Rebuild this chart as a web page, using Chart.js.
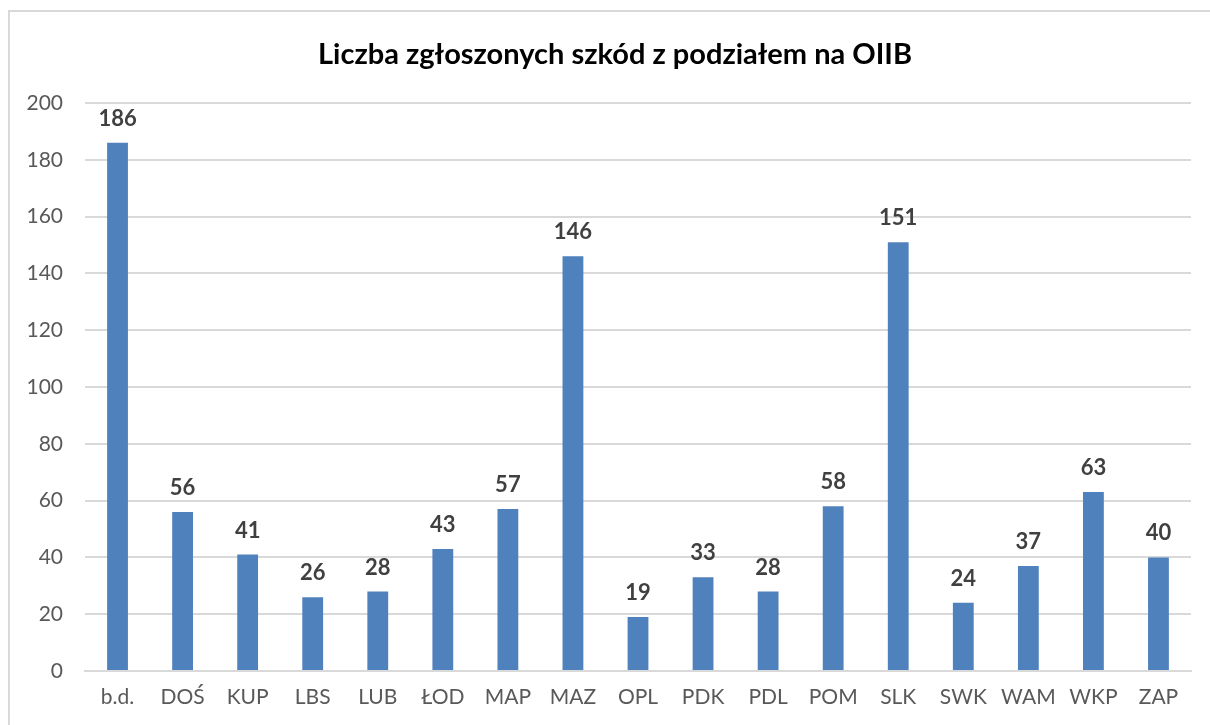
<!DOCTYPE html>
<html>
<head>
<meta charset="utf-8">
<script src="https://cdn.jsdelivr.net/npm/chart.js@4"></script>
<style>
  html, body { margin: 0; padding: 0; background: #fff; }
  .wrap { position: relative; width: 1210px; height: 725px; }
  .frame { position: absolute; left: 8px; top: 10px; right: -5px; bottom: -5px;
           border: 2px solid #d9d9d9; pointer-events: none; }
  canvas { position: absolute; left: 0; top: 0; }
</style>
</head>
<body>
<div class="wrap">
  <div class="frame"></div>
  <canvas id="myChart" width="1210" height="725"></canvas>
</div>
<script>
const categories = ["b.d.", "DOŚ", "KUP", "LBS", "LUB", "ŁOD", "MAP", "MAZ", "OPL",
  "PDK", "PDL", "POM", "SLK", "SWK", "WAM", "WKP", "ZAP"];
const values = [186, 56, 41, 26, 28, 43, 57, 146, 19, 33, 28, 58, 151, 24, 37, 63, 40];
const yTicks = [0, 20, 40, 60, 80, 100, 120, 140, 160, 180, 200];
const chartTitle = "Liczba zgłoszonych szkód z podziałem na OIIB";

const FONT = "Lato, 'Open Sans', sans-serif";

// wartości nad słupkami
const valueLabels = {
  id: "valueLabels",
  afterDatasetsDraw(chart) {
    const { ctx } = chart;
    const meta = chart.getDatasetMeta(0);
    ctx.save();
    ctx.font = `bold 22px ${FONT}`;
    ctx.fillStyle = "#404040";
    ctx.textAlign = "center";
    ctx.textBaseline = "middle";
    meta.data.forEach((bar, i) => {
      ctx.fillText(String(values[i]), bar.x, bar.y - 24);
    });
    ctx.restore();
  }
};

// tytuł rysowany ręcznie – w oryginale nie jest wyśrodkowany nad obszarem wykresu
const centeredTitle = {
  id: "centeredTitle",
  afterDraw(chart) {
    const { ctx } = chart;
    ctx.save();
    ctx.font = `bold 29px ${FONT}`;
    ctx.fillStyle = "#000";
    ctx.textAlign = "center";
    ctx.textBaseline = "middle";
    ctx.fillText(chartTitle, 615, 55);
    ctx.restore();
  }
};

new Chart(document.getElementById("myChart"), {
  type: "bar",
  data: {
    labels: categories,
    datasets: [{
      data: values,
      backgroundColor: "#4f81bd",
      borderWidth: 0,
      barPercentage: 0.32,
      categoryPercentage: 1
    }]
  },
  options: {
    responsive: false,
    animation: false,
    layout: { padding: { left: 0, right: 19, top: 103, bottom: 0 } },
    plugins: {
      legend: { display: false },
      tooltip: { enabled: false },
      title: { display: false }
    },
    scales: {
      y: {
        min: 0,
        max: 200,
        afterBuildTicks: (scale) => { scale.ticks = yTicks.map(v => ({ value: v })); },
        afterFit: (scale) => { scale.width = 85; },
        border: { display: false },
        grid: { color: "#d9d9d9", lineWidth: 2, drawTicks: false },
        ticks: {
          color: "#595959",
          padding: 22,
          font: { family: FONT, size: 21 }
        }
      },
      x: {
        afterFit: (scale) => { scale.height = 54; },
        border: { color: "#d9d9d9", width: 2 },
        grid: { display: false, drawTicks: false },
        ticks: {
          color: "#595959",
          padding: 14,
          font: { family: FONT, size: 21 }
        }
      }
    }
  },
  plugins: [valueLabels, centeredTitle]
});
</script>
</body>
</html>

## What you have to do
Reproduce every line above as written, skipping pictures.

## Task output
Rebuild this chart as a web page, using Chart.js.
<!DOCTYPE html>
<html>
<head>
<meta charset="utf-8">
<script src="https://cdn.jsdelivr.net/npm/chart.js@4"></script>
<style>
  html, body { margin: 0; padding: 0; background: #fff; }
  .wrap { position: relative; width: 1210px; height: 725px; }
  .frame { position: absolute; left: 8px; top: 10px; right: -5px; bottom: -5px;
           border: 2px solid #d9d9d9; pointer-events: none; }
  canvas { position: absolute; left: 0; top: 0; }
</style>
</head>
<body>
<div class="wrap">
  <div class="frame"></div>
  <canvas id="myChart" width="1210" height="725"></canvas>
</div>
<script>
const categories = ["b.d.", "DOŚ", "KUP", "LBS", "LUB", "ŁOD", "MAP", "MAZ", "OPL",
  "PDK", "PDL", "POM", "SLK", "SWK", "WAM", "WKP", "ZAP"];
const values = [186, 56, 41, 26, 28, 43, 57, 146, 19, 33, 28, 58, 151, 24, 37, 63, 40];
const yTicks = [0, 20, 40, 60, 80, 100, 120, 140, 160, 180, 200];
const chartTitle = "Liczba zgłoszonych szkód z podziałem na OIIB";

const FONT = "Lato, 'Open Sans', sans-serif";

// wartości nad słupkami
const valueLabels = {
  id: "valueLabels",
  afterDatasetsDraw(chart) {
    const { ctx } = chart;
    const meta = chart.getDatasetMeta(0);
    ctx.save();
    ctx.font = `bold 22px ${FONT}`;
    ctx.fillStyle = "#404040";
    ctx.textAlign = "center";
    ctx.textBaseline = "middle";
    meta.data.forEach((bar, i) => {
      ctx.fillText(String(values[i]), bar.x, bar.y - 24);
    });
    ctx.restore();
  }
};

// tytuł rysowany ręcznie – w oryginale nie jest wyśrodkowany nad obszarem wykresu
const centeredTitle = {
  id: "centeredTitle",
  afterDraw(chart) {
    const { ctx } = chart;
    ctx.save();
    ctx.font = `bold 29px ${FONT}`;
    ctx.fillStyle = "#000";
    ctx.textAlign = "center";
    ctx.textBaseline = "middle";
    ctx.fillText(chartTitle, 615, 55);
    ctx.restore();
  }
};

new Chart(document.getElementById("myChart"), {
  type: "bar",
  data: {
    labels: categories,
    datasets: [{
      data: values,
      backgroundColor: "#4f81bd",
      borderWidth: 0,
      barPercentage: 0.32,
      categoryPercentage: 1
    }]
  },
  options: {
    responsive: false,
    animation: false,
    layout: { padding: { left: 0, right: 19, top: 103, bottom: 0 } },
    plugins: {
      legend: { display: false },
      tooltip: { enabled: false },
      title: { display: false }
    },
    scales: {
      y: {
        min: 0,
        max: 200,
        afterBuildTicks: (scale) => { scale.ticks = yTicks.map(v => ({ value: v })); },
        afterFit: (scale) => { scale.width = 85; },
        border: { display: false },
        grid: { color: "#d9d9d9", lineWidth: 2, drawTicks: false },
        ticks: {
          color: "#595959",
          padding: 22,
          font: { family: FONT, size: 21 }
        }
      },
      x: {
        afterFit: (scale) => { scale.height = 54; },
        border: { color: "#d9d9d9", width: 2 },
        grid: { display: false, drawTicks: false },
        ticks: {
          color: "#595959",
          padding: 14,
          font: { family: FONT, size: 21 }
        }
      }
    }
  },
  plugins: [valueLabels, centeredTitle]
});
</script>
</body>
</html>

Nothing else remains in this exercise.